Queen Anne's Revenge
Within A Mile Of Home
2004
Hiermit bestätige ich ein nicht ganz intendiertes Muster. Queen Anne's Revenge ist nämlich die natürliche Steigerung der beiden vorangegangenen Einträge. Textlich ist nämlich auch die Erzählung von Blackbeards Schiffchen keine tiefsinnige Angelegenheit, das düstere Sea Shanty mit dem harten, abgehackten Riff und dem ultimativen Stampfer-Beat ist allerdings gleichzeitig eine Offenbarung für alle jene, die Flogging Molly in ihrer kraftvollsten Form erleben wollen, ohne gleich ganz auf den eigenwilligen Touch durch Akkordeon und Violine zu verzichten. Der wirkt allerdings marginalisiert im Vergleich zu vielen anderen Tracks, allein schon weil die übrige Band unerbittlich dahingaloppiert und sich keine Pause gönnt.
2.
Selfish Man
Swagger
2000
Was mit "I don't eat I just devour / Everyone in every hour / All is me, is all I need and that's all that I care" beginnt, kann schon nicht mehr schlecht enden. Und tatsächlich ist
Selfish Man die vollendete Form des Flogging-Molly-Songs und schafft es auf tatsächlich unnachahmliche Weise Bridget Regans elegantes Fiddlespiel mit den treibenden Drums, den kratzigen Riffs und
Dave Kings kernigem, ausdrucksstarkem Gesang zu verbinden. Abstriche muss man folglich nicht die geringsten machen, im Gegenteil ist es ein Genuss, wenn alle Zahnräder so reibungslos ineinander
greifen und noch dazu das Egoisten-Lamento so großartig getextet wirkt.
1.
Black Friday Rule
Swagger
2000
Es gibt aber immer noch diesen einen Song, der besser ist als der beste. Black Friday Rule verdient sich diesen Titel und wenn ich das einmal über einen Siebenminüter sage, dann heißt das einiges. Der Track ist in Wirklichkeit zuallererst eine lyrische Perle, die einen wehmütigen und schmerzhaften Blick auf Dave Kings Vergangenheit darstellt. Zumindest ist das eine der Interpretationen, die neben Gedanken an den tatsächlichen Schwarzen Freitag besteht.

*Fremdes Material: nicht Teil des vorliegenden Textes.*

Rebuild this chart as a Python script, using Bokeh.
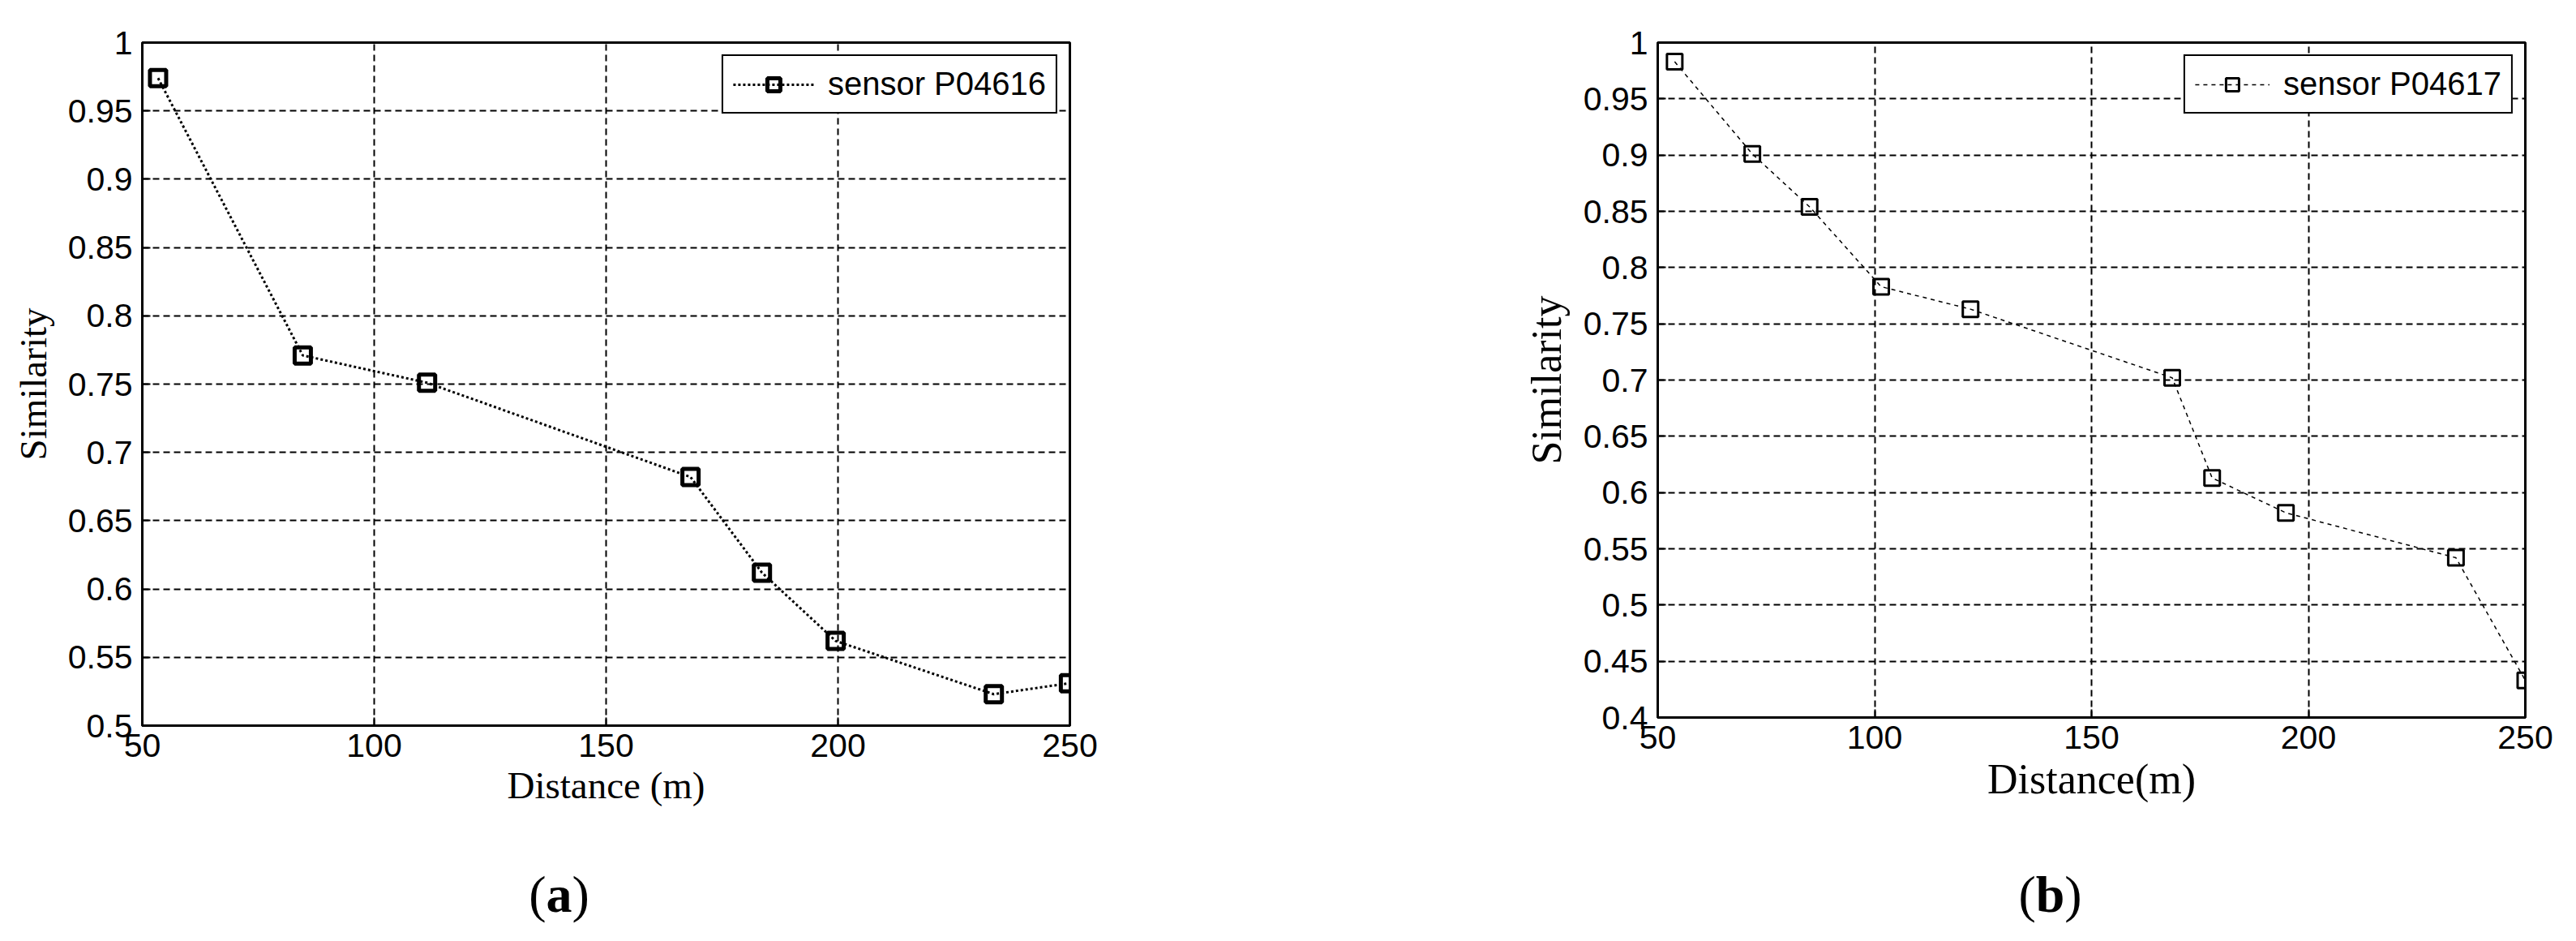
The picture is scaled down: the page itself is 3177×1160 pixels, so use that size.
from bokeh.plotting import figure
from bokeh.layouts import row, column
from bokeh.models import Range1d, FixedTicker
from bokeh.core.properties import value
from bokeh.embed import file_html
from bokeh.resources import INLINE

# ---------------- data ----------------
dist_a = [53.4, 84.6, 111.4, 168.2, 183.6, 199.5, 233.6, 249.8]
sim_a = [0.974, 0.771, 0.751, 0.682, 0.612, 0.562, 0.523, 0.531]
label_a = "sensor P04616"

dist_b = [53.9, 71.8, 85.0, 101.5, 122.1, 168.6, 177.8, 194.8, 234.0, 250.0]
sim_b = [0.983, 0.901, 0.854, 0.783, 0.763, 0.702, 0.613, 0.582, 0.542, 0.433]
label_b = "sensor P04617"

x_ticks = [50, 100, 150, 200, 250]
x_tick_labels = ["50", "100", "150", "200", "250"]
y_ticks_a = [0.5, 0.55, 0.6, 0.65, 0.7, 0.75, 0.8, 0.85, 0.9, 0.95, 1.0]
y_tick_labels_a = ["0.5", "0.55", "0.6", "0.65", "0.7", "0.75", "0.8", "0.85", "0.9", "0.95", "1"]
y_ticks_b = [0.4, 0.45, 0.5, 0.55, 0.6, 0.65, 0.7, 0.75, 0.8, 0.85, 0.9, 0.95, 1.0]
y_tick_labels_b = ["0.4", "0.45", "0.5", "0.55", "0.6", "0.65", "0.7", "0.75", "0.8", "0.85", "0.9", "0.95", "1"]

x_title_a = "Distance (m)"
x_title_b = "Distance(m)"
y_title = "Similarity"
captions = ["a", "b"]

SANS = "Liberation Sans"
SERIF = "Liberation Serif"

PANEL_H = 1042


def make_panel(xs, ys, label, yticks, ylabels, xtitle, title_size,
               border_left, fw, border_right, border_top, fh,
               line_width, line_dash, msize, mline, glyph_w):
    p = figure(output_backend="svg", toolbar_location=None,
               frame_width=fw, frame_height=fh,
               min_border_left=border_left, min_border_right=border_right,
               min_border_top=border_top, min_border_bottom=PANEL_H - border_top - fh,
               x_range=Range1d(x_ticks[0], x_ticks[-1]),
               y_range=Range1d(yticks[0], yticks[-1]),
               background_fill_color="white", border_fill_color="white")
    p.outline_line_color = "black"
    p.outline_line_width = 3
    p.outline_line_alpha = 1

    p.xaxis.ticker = FixedTicker(ticks=x_ticks)
    p.xaxis.major_label_overrides = {t: l for t, l in zip(x_ticks, x_tick_labels)}
    p.yaxis.ticker = FixedTicker(ticks=yticks)
    p.yaxis.major_label_overrides = {t: l for t, l in zip(yticks, ylabels)}
    for ax in (p.xaxis, p.yaxis):
        ax.axis_line_color = "black"
        ax.axis_line_width = 3
        ax.major_tick_in = 10
        ax.major_tick_out = 0
        ax.major_tick_line_width = 2
        ax.minor_tick_line_color = None
        ax.major_label_text_font = SANS
        ax.major_label_text_font_size = "41px"
        ax.major_label_text_color = "black"
        ax.axis_label_text_font = SERIF
        ax.axis_label_text_font_style = "normal"
        ax.axis_label_text_font_size = title_size
        ax.axis_label_text_color = "black"
    p.xaxis.axis_label = xtitle
    p.yaxis.axis_label = y_title
    p.xaxis.major_label_standoff = 10
    p.yaxis.major_label_standoff = 12
    p.xaxis.axis_label_standoff = 6
    p.yaxis.axis_label_standoff = 14

    for g in (p.xgrid, p.ygrid):
        g.grid_line_color = "black"
        g.grid_line_width = 2
        g.grid_line_dash = "8 5"
        g.grid_line_alpha = 1
    p.xgrid.ticker = FixedTicker(ticks=x_ticks)
    p.ygrid.ticker = FixedTicker(ticks=yticks)

    p.line(xs, ys, line_color="black", line_width=line_width, line_dash=line_dash,
           legend_label=label)
    p.scatter(xs, ys, marker="square", size=msize, fill_alpha=0,
              line_color="black", line_width=mline, legend_label=label)

    lg = p.legend[0]
    lg.location = "top_right"
    lg.margin = 15
    lg.padding = 12
    lg.spacing = 0
    lg.glyph_width = glyph_w
    lg.glyph_height = 40
    lg.label_standoff = 17
    lg.label_text_font = SANS
    lg.label_text_font_size = "40px"
    lg.label_text_color = "black"
    lg.border_line_color = "black"
    lg.border_line_width = 2.5
    lg.border_line_alpha = 1
    lg.background_fill_alpha = 1
    return p


pa = make_panel(dist_a, sim_a, label_a, y_ticks_a, y_tick_labels_a, x_title_a, "47px",
                175, 1144, 373, 52, 842,
                3, "3 3", 20, 5, 100)
pb = make_panel(dist_b, sim_b, label_b, y_ticks_b, y_tick_labels_b, x_title_b, "52px",
                352, 1070, 40, 38, 832,
                1.5, "5 5", 19, 3, 92)

# ---------------- caption strip: "(a)" and "(b)" ----------------
STRIP_W = 1692 + 1462
STRIP_H = 100
cap = figure(output_backend="svg", toolbar_location=None,
             frame_width=STRIP_W, frame_height=STRIP_H,
             min_border=0, x_range=Range1d(0, STRIP_W), y_range=Range1d(0, STRIP_H),
             background_fill_color="white", border_fill_color="white")
cap.axis.visible = False
cap.grid.visible = False
cap.outline_line_color = None

FS = 64
centers = [697 - 8, 2536 - 8]          # caption centres, pixels from strip left
baseline = STRIP_H - (1110 - 8 - PANEL_H)
par_x, par_t, let_x, let_t = [], [], [], []
for c, letter in zip(centers, captions):
    wl = (0.556 if letter == "b" else 0.5) * FS
    wp = 0.333 * FS
    start = c - (2 * wp + wl) / 2
    par_x += [start, start + wp + wl]
    par_t += ["(", ")"]
    let_x.append(start + wp)
    let_t.append(letter)

cap.text(x=par_x, y=[baseline] * len(par_x), text=par_t,
         text_font=value(SERIF), text_font_size=f"{FS}px",
         text_align="left", text_baseline="alphabetic", text_color="black")
cap.text(x=let_x, y=[baseline] * len(let_x), text=let_t,
         text_font=value(SERIF), text_font_size=f"{FS}px", text_font_style="bold",
         text_align="left", text_baseline="alphabetic", text_color="black")

layout = column(row(pa, pb), cap)
open("out.html", "w").write(file_html(layout, INLINE))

Was auch immer dahinter steckt, King porträtiert eine deprimierende Ausweglosigkeit, quasi in einem Leben ohne Zuhause, macht das alles so leidenschaftlich, wie es ihm nur möglich ist. Umso bemerkenswerter ist, dass sich rundum nicht etwas gezwungen atmosphärische Ruhe einstellt, sondern Dennis Casey ohne Unterlass an seiner Gitarre werkt und mehr als ein einwandfreies Solo zum Besten gibt. Auf klangliche Spezialitäten wird dabei verzichtet, was den Song aber nur umso karger und damit emotionaler, letztendlich also umso beeindruckender wirken lässt.
Schlusswort:
Flogging Molly sind cool! Dieses Sextett ist einfach elendiglich gut darin, gleichzeitig unterhaltsam, gedankenreich und musikalisch ziemlich feinsinnig zu arbeiten. Zwei dieser Eigenschaften sind über die Jahre erhalten geblieben, wobei gerade die Unterhaltung heutzutage etwas oft fehlt und im Einklang damit auch das Gespür für die starken Arrangements ein bisschen verloren gegangen zu sein scheint. In den guten, alten Tagen war das noch weit weg und es sind konstant starke Alben entstanden, aus denen man beinahe wahllos Songs herauspicken konnte und man hätte immer eine überzeugende Performance geboten bekommen. Und sowas macht sich mit der coolen Instrumentierung eben schon sehr gut, wohl auch noch in vielen Jahren.